After reading three pages, I know this is a book I'll keep. It is likely to become one of Africa's great classic memoirs, shining beside those of Sol Plaatje, Deneys Reitz, Ellen Khuzwayo, Steve Biko and Nelson Mandela. (Add your own favourites.)

In Poli Poli, Barbara Masekela, well-known for her role in the ANC, in Mandela's presidential office after 1994 and as ambassador first to France and then to the United States, shows us the era of her childhood, her first 22 years. To many, she is known primarily as the sister of Bra Hugh Masekela, legendary trumpeter and jazz musician.

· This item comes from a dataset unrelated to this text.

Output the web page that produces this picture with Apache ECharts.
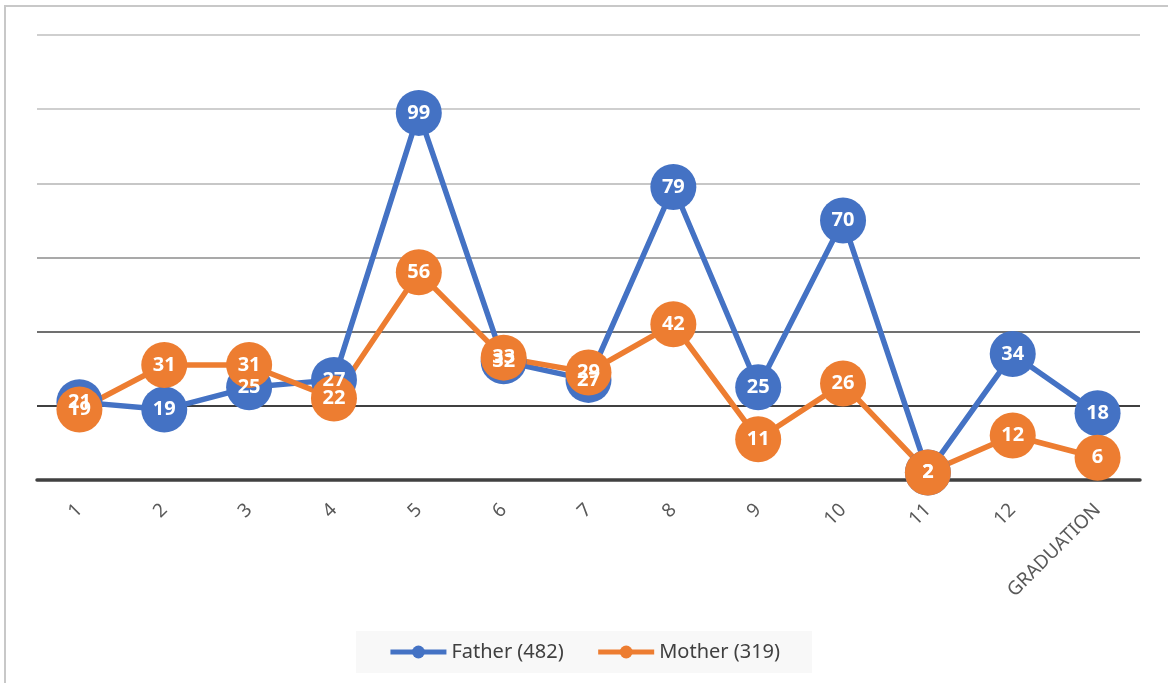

Her brisk, swift and compact style can also change to sweeping and elegant. KwaGuqa, the "place of kneeling" that is Witbank location, is where her memories begin. Here, her Ouma Bower, after a mysterious sojourn in Kimberley, has built a solid house with keys in the doors, ceilings and a garden. Ouma Johanna, or Jwanna or Jwi, is of the Ndzundza Ndebele chiefdom, who were scattered in the conflicts of the 19th century, ending up indentured, or tenant farmers on farms, or taking refuge at the Lutheran missions of the eastern Transvaal. Ouma Jwanna's life is never fully known, but she marries a Scotsman, Walter Bower, and Afrikaans is her home language, from her childhood in Boer kitchens. She is a staunch Lutheran but makes sure Barbara and Hugh attend the Anglican church. Barbara lives with her for 12 years, seeing her parents for weekend visits that are announced by telegrams delivered by a man on a bicycle.